I am not a patient person—no surprise to those who know me well. I look back on times of waiting that have been joyful like awaiting the birth of a child and those times when it has been sad- like waiting for the phone to ring when I knew my brother’s death was imminent. Each of us has experienced this—waiting for test results, waiting for a long-awaited visit, waiting for bread to bake with the enticing smells, waiting for a sister’s last breath with songs and prayers.
This year, the Hallow app features the Advent theme of “be still”—specifically in the context of Psalm 46 which ends with the phrase “be still and know that I am God.” Mentioned in one of the earlier conversations between Jonathan Roumie and Alex Jones was the book The Ruthless Elimination of Hurry by John Mark Comer. As I read it a while back, I could identify how I impose artificial stress into my schedule by trying to do too much within an ever-shortening amount of time to accomplish everything I think I “should” do before Christmas.
Our oblate day of reflection was a break in the hurry of the Advent season to teach us the gifts of silence, prayer and solitude. We were led into silence with that phrase from Psalm 46 “...be still and know that I am God.” How fitting. We all feel the pressures of holiday preparation and welcome opportunities to step outside our self-imposed chaos to appreciate why we wait as Mary did, for the coming of God in our midst.

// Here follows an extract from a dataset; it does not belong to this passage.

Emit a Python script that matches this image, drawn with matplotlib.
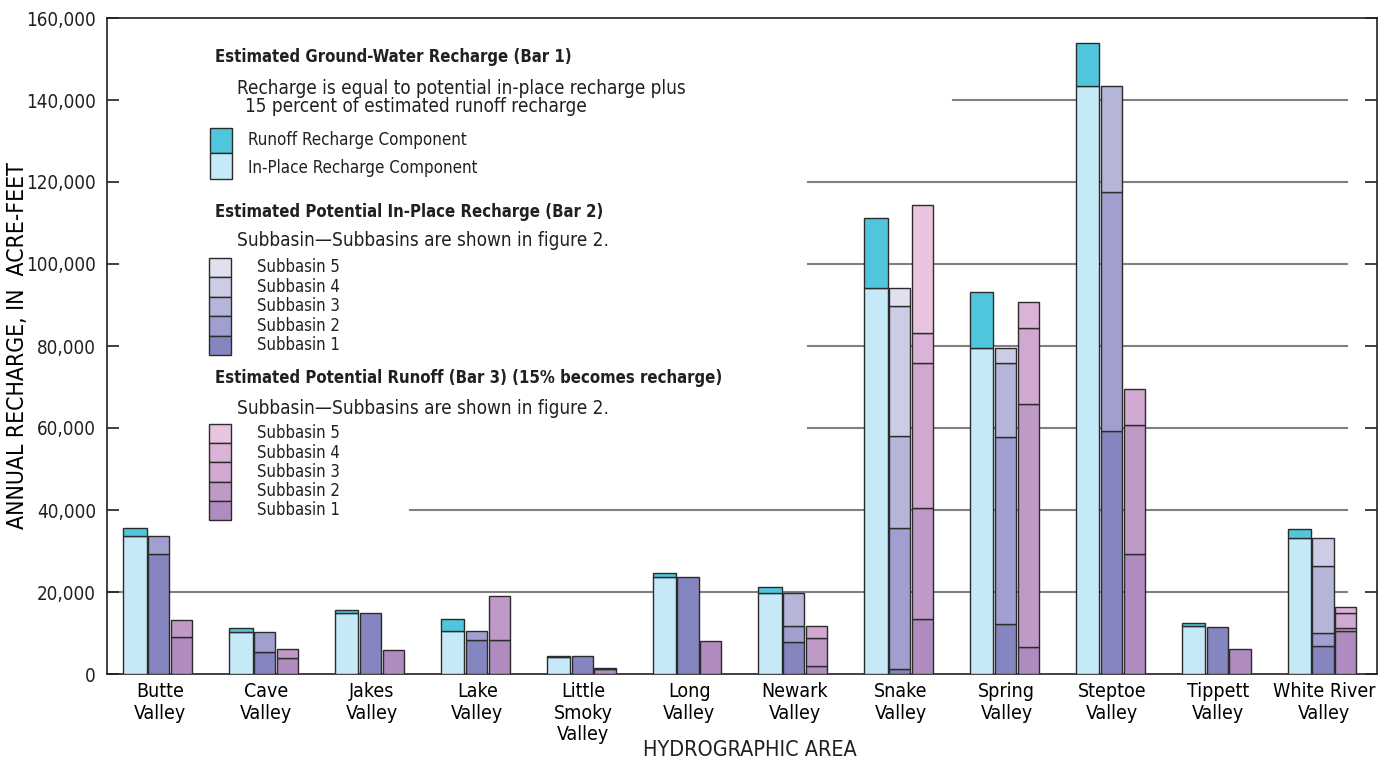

Several years ago, Jesuit Fr. Larry Gillick referenced a poem by Gerard Manley Hopkins about patience as a hard thing to pray for. Waiting, longing, wondering what’s taking so long, are experiences we’d rather avoid. Things for which we do not have to wait, things and persons who are automatically present and tend to be taken for granted are preferred. There is comfort in certainty—but yet we seek something in the human soul which draws us to the new, different and surprising. As we pray with the spirit of Advent, we want both the expected and the unexpected—God is present in both.
I often feel annoyance when I consider the “virtue” of patience. When I am impatient, I do not feel virtuous. I recognize an element of anger even when I know that it is unwarranted—there is nothing I can do about (fill in the blank with our many experiences of waiting in our existence). I do recognize that a significant portion of most of our lives is spent in waiting. It does, however, give me pause to reflect on how I wait. Rather than making it a near occasion of sin, I have the Advent opportunity to reflect on the many times in my life I have been called to exercise patience.
It is often said that if you live long enough, you will become your mother. I have lived long enough to hear my daughters say—“I’m becoming my mother.” This usually follows an utterance when they repeated some caution I had urged when they were smaller. My youngest daughter recently told her daughter that she could not have UGG’s because she would soon grow out of them—and also that they are an expensive status symbol that she did not need. Yup—sounds like me.
When I was eight or nine, I longed for the gift of figure skates. Each year the fire department would flood a local baseball diamond and create a skating rink. Each year I would hear my mother wisely say, “When your feet have stopped growing, you may get figure skates.” She urged patience. Shortly before I turned twelve, the skates magically appeared beneath the tree. Yes, they were too big, but I could control them by stuffing the toes with extra socks until they fit without them. I can still wear them and gave them away a few years ago when sanity told me that ice skating—as well as skiing—probably should be relegated to memory instead of broken bones.
Advent in the darkness is where God seeks us. While I am not patient, God waits patiently for me—not to be perfectly virtuous, but open to God’s abundant love.